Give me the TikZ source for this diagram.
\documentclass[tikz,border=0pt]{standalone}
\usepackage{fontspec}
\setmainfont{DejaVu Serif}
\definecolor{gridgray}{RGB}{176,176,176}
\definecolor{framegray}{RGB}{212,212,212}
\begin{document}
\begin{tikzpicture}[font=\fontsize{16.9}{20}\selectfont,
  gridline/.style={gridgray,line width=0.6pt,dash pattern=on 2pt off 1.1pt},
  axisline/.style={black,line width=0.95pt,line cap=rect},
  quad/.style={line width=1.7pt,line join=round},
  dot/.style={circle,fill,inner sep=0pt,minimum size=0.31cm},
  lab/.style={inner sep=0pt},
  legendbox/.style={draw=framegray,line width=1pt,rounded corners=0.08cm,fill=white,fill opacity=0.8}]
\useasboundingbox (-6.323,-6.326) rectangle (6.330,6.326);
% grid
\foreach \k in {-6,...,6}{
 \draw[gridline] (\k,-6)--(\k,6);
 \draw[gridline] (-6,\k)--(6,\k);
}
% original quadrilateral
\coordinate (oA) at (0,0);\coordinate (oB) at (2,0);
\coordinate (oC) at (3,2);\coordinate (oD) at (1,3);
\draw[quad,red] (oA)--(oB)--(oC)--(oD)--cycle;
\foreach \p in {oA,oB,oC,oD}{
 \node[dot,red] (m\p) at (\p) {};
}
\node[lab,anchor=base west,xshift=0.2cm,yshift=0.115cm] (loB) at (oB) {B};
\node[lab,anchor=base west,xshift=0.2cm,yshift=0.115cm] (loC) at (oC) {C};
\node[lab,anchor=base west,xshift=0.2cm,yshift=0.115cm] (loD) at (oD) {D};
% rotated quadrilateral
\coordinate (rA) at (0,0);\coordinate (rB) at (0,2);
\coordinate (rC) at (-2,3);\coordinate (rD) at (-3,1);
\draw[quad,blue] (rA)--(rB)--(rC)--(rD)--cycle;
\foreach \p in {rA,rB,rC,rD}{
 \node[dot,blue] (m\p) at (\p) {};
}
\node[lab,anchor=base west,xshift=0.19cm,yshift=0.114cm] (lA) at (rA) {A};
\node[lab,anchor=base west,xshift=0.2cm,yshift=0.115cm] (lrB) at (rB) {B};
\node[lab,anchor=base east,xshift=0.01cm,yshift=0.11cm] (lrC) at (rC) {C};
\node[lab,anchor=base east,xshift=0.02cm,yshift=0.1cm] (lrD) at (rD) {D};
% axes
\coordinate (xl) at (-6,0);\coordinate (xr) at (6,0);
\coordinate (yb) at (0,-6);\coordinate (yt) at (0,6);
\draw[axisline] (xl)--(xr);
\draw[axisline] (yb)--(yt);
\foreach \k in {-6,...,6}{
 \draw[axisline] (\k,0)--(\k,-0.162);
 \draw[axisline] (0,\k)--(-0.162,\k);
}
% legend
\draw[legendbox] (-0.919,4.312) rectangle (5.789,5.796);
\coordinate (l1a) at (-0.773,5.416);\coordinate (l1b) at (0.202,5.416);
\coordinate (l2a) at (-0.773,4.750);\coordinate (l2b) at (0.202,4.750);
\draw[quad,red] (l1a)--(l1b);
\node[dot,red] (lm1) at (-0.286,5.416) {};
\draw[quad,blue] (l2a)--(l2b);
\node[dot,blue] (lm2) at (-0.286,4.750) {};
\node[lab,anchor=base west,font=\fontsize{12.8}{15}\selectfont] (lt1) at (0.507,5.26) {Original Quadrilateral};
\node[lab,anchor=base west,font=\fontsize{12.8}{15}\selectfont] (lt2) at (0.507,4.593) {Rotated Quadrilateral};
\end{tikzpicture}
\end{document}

::::

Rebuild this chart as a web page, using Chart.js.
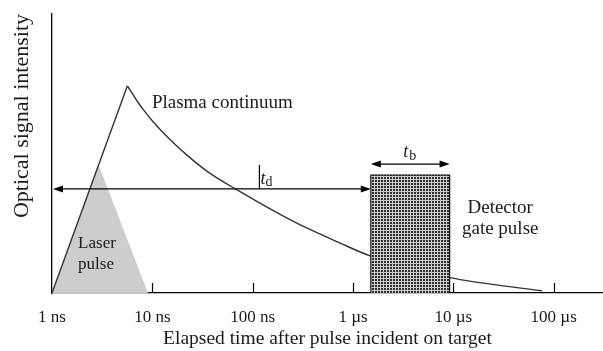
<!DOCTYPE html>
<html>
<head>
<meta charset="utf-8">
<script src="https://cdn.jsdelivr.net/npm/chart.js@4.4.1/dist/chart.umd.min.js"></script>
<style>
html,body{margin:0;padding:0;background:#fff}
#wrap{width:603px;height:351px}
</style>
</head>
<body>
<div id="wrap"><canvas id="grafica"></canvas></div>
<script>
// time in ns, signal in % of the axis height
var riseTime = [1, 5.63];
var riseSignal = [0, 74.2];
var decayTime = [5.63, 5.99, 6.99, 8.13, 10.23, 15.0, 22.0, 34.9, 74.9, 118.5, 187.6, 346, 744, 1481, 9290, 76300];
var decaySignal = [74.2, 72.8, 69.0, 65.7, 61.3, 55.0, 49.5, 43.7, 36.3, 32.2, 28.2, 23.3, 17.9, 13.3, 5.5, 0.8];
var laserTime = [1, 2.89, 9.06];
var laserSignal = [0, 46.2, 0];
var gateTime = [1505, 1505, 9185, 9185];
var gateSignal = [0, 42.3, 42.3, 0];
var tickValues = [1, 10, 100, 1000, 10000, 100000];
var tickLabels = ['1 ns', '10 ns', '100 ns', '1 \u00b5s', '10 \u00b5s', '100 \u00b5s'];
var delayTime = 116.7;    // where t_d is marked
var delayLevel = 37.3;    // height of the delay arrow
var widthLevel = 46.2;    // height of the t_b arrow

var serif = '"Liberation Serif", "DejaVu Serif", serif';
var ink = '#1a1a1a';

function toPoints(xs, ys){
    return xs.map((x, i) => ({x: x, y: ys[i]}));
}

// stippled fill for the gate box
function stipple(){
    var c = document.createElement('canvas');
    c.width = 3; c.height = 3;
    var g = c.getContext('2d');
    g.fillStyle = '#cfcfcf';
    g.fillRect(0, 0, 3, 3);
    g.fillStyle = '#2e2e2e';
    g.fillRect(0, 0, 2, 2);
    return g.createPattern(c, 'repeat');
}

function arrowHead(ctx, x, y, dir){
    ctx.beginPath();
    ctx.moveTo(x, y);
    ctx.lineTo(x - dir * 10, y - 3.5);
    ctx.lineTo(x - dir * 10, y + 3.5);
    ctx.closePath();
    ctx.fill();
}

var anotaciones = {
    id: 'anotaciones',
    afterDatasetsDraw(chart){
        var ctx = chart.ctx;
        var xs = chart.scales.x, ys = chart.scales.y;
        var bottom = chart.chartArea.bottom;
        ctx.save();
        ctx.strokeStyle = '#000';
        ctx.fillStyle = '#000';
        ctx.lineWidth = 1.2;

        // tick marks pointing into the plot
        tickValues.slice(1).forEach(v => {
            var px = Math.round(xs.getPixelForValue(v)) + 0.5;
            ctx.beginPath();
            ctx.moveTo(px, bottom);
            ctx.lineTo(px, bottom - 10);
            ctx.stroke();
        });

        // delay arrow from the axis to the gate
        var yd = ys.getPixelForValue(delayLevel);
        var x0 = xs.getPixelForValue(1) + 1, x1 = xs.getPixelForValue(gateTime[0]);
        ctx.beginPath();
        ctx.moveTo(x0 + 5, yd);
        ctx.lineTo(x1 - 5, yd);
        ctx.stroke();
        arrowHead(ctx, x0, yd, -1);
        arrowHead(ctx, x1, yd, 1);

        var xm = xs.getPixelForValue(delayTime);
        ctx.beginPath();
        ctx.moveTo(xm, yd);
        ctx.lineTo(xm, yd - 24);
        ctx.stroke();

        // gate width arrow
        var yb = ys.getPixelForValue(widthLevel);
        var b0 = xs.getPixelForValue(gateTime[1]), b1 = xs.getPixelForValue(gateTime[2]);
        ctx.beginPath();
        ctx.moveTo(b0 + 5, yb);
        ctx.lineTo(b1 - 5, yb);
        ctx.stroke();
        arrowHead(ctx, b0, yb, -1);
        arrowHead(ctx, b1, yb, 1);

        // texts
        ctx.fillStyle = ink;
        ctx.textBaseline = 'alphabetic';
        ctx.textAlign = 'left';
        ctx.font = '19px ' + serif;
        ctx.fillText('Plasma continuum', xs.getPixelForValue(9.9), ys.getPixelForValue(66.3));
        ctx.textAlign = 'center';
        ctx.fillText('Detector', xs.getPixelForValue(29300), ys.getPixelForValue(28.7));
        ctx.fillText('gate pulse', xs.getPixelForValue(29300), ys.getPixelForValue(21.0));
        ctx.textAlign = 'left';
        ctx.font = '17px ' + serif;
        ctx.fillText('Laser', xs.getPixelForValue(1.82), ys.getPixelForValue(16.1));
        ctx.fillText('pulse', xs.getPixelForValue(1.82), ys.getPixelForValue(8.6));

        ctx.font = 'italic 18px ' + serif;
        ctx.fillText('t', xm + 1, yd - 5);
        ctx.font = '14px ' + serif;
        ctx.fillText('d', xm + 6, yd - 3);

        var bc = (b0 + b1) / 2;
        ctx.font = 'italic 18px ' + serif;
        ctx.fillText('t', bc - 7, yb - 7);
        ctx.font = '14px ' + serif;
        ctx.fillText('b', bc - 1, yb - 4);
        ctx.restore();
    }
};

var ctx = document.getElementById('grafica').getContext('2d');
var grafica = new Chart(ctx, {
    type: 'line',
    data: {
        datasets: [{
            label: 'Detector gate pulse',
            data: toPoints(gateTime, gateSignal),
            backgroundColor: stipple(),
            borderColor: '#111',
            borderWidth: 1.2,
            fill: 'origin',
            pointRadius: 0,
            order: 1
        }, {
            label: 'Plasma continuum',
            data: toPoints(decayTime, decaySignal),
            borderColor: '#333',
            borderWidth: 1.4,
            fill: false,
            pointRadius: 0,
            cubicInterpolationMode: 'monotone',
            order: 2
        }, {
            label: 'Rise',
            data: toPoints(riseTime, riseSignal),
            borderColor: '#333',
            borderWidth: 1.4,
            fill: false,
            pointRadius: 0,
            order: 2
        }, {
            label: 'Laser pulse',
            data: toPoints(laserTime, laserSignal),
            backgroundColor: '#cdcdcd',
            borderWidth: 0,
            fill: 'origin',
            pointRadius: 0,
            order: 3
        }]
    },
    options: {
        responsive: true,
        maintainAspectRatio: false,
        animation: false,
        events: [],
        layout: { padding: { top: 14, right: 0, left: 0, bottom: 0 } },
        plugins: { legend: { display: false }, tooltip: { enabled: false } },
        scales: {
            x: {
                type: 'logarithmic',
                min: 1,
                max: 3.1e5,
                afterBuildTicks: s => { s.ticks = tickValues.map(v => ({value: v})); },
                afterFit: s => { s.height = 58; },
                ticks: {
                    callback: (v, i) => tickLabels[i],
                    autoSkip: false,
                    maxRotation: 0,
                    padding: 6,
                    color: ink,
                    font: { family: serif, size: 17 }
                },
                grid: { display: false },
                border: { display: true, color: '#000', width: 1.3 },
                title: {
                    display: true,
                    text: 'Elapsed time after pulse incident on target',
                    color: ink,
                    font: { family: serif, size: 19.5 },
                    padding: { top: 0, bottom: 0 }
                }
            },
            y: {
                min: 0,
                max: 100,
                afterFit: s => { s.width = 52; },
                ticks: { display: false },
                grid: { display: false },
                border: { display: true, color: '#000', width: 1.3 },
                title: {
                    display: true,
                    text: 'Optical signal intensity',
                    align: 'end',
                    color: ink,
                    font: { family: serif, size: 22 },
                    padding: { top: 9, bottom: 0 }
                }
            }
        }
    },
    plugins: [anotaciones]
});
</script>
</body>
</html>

::::

### YOUR TASK
Count the lines that hold the string "this" and state that number alone.

### WRITTEN RESPONSE
2